Dictator's ouster fails to halt terrorist threat
Going to war is one thing. Fighting terror is another.
03/21/04: (Toronto Star) -- So far — says a leader of Canada's more than half-a-million Arabs — the United States has done the first badly, while failing dismally at the second.
By invading Iraq a year ago, says Raja Khouri, president of the Canadian Arab Federation, Washington undoubtedly had itself a war. But he believes the overthrow of Iraqi dictator Saddam Hussein has done little, if anything, to combat the worldwide threat posed by Muslim extremists bent on inflicting death and mayhem.
In fact, he says, U.S. belligerence has only made that threat more potent.
"You can't fight an idea by invading countries," he says. "To fight an idea, you have to discredit the idea. Instead of doing that, the United States is doing the exact opposite. Instead of proving the West is not out to get the Muslim world, it went out and invaded a Muslim country."
If many Arabs were hostile to the West before, he says, the invasion of Iraq has done nothing to change their minds. Instead, it has swelled their numbers — playing straight into the hands of terrorist organizations such as Al Qaeda. He says the result is apparent already.
"The `war on terror' has failed miserably," he says. "This will do more to help the radicals of the world to substantiate their claims that the West is out to get Arabs and Muslims and to control them. We've had a number of terrorist attacks, and the invasion of Iraq has not done anything to diminish them."
Meanwhile, he says, the war's effects on Iraq itself have been disastrous. The country is now a shambles in every sense — politically, economically, physically. Almost every passing day brings more news of bombings or assassinations.

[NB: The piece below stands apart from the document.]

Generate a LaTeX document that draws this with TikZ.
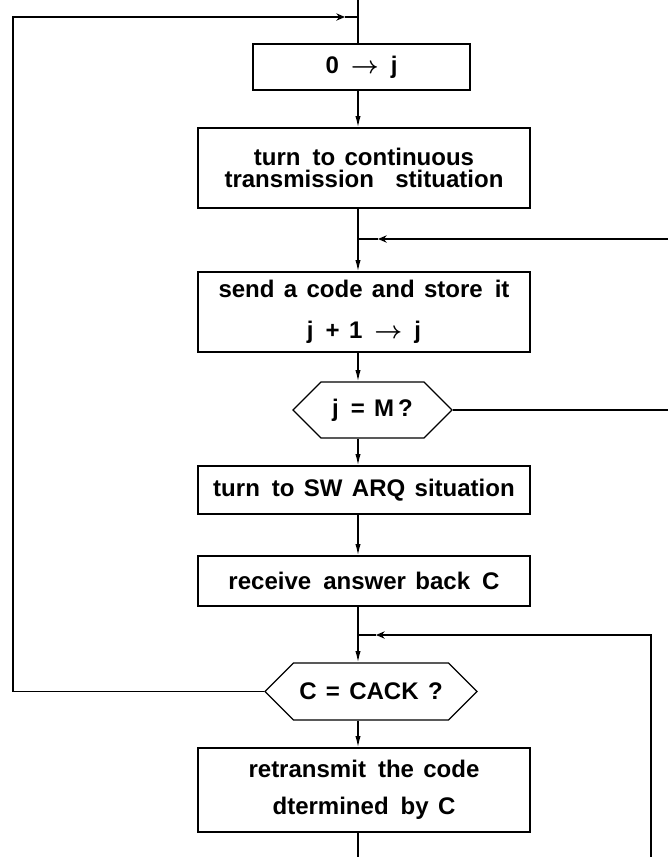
\documentclass[tikz,border=0pt]{standalone}
\usepackage{fontspec}
\setmainfont{Liberation Sans}[WordSpace=1.4]
\usetikzlibrary{arrows.meta, shapes.symbols, positioning}
\newcommand{\goesto}{{\boldmath$\rightarrow$}}
\tikzset{
  % scanned flowchart: plain black lines, thin long heads on the main flow
  every picture/.append style = {line width=1.1pt},
  flow/.style   = {-{Latex[length=3.4mm, width=1.6mm]}},
  back/.style   = {-{Stealth[length=2.6mm, width=2.2mm]}},
  txt/.style    = {font=\fontsize{20.5}{19}\selectfont\bfseries},
  box/.style    = {draw, rectangle, align=center, inner sep=0pt, txt},
  test/.style   = {draw, signal, signal to=west and east, signal pointer angle=90,
                   inner sep=0pt, txt},
}

\begin{document}
\begin{tikzpicture}[x=0.03cm, y=-0.03cm]
  \useasboundingbox (0,0) rectangle (668,857);
  \coordinate (axis) at (358,0);
  % --- main column -------------------------------------------------------
  \node[box, minimum width=6.51cm, minimum height=1.38cm] (init) at (361.5,67)
    {0\enspace \goesto\enspace j};
  \node[box, minimum width=9.96cm, minimum height=2.4cm] (cont) at (364,168)
    {turn\enspace to continuous\\transmission\enspace\ stituation};
  \node[box, minimum width=9.96cm, minimum height=2.4cm] (send) at (364,312)
    {send a code and store\enspace it\\[16pt]j\enspace + 1\enspace \goesto\enspace j};
  \node[test, minimum width=4.77cm, minimum height=1.68cm] (full) at (372.5,410)
    {j\enspace = M\,?};
  \node[box, minimum width=9.96cm, minimum height=1.44cm] (swarq) at (364,490)
    {turn\enspace to SW ARQ situation};
  \node[box, minimum width=9.96cm, minimum height=1.5cm] (recv) at (364,581)
    {receive\enspace answer back\enspace C};
  \node[test, minimum width=6.36cm, minimum height=1.71cm] (ack) at (371,691.5)
    {C = CACK ?};
  \node[box, minimum width=9.96cm, minimum height=2.52cm] (retx) at (364,790)
    {retransmit\enspace the code\\[13pt]dtermined\enspace by C};
  % --- downward flow -----------------------------------------------------
  \draw (axis) -- (axis |- init.north);
  \draw[flow] (axis |- init.south) -- (axis |- cont.north);
  \draw[flow] (axis |- cont.south) -- (axis |- send.north);
  \draw[flow] (axis |- send.south) -- (axis |- full.north);
  \draw[flow] (axis |- full.south) -- (axis |- swarq.north);
  \draw[flow] (axis |- swarq.south) -- (axis |- recv.north);
  \draw[flow] (axis |- recv.south) -- (axis |- ack.north);
  \draw[flow] (axis |- ack.south) -- (axis |- retx.north);
  \coordinate (bottom) at (358,857);
  \draw (axis |- retx.south) -- (bottom);
  % --- loop back to the top ------------------------------------------------
  \coordinate (loopL) at (13,17);
  \coordinate (join1) at (axis |- loopL);
  \draw[back] (ack.west) -| (loopL) -- ([xshift=-0.39cm]join1);
  \draw ([xshift=-0.39cm]join1) -- (join1);
  % --- loops from the right edge ------------------------------------------
  \coordinate (rtop) at (668,239);
  \coordinate (join2) at (axis |- rtop);
  \draw[back] (rtop) -- ([xshift=0.6cm]join2);
  \draw ([xshift=0.6cm]join2) -- (join2);
  \coordinate (rmid) at (668,410);
  \draw (full.east) -- (rmid);
  \coordinate (rbot) at (651,857);
  \coordinate (join3) at (358,635);
  \draw[back] (rbot) |- ([xshift=0.54cm]join3);
  \draw ([xshift=0.54cm]join3) -- (join3);
\end{tikzpicture}
\end{document}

"There was no terrorism in Iraq before the war," he says. "Now there is. You have to be blind not to see that the occupation of Iraq is turning into a fiasco."
Based in Toronto, the Canadian Arab Federation lobbies on behalf of Canada's nearly 600,000 Arabs, roughly half of whom are Muslim and the rest Christian.
"It is a very diverse group, from 22 different countries," he says.
A Christian himself, Khouri was born in Lebanon and later immigrated to Canada. His wife is Muslim.
Like many Arabs, Khouri says he opposed both Saddam and his iron-fisted rule, but he does not see how the U.S. occupation of Iraq will improve matters in that country.
"We very much support and encourage democracy," he says, "but certainly not at the point of the gun. U.S. policy in Iraq has been completely incompetent from day one."
During the 12 months that have passed since the invasion, he says, Washington's true motives for intervening have gradually revealed themselves more clearly.
"The war was based on lies," he says. "The notion that it had to do with the war on terror is slowly falling apart."
If the United States truly wanted to combat terror, he says, it would have capitalized on the widespread sympathy the country enjoyed around the world, and specifically among Arab societies, immediately following the terrorist attacks in New York and Washington on Sept. 11, 2001.
"But that was all squandered by the invasion of Iraq. Today, the anti-American sentiment is very high, not just in the Arab world but everywhere."
In Khouri's view, Washington invaded Iraq, with the support of Britain and several other governments, not so much to counter terrorism as to install a "friendly regime" and to gain access to Iraq's natural resources, especially its oil.
"I was very much opposed to the war in Iraq, and I'm more so today," he says.
"It has proven to be everything we thought it would be and more."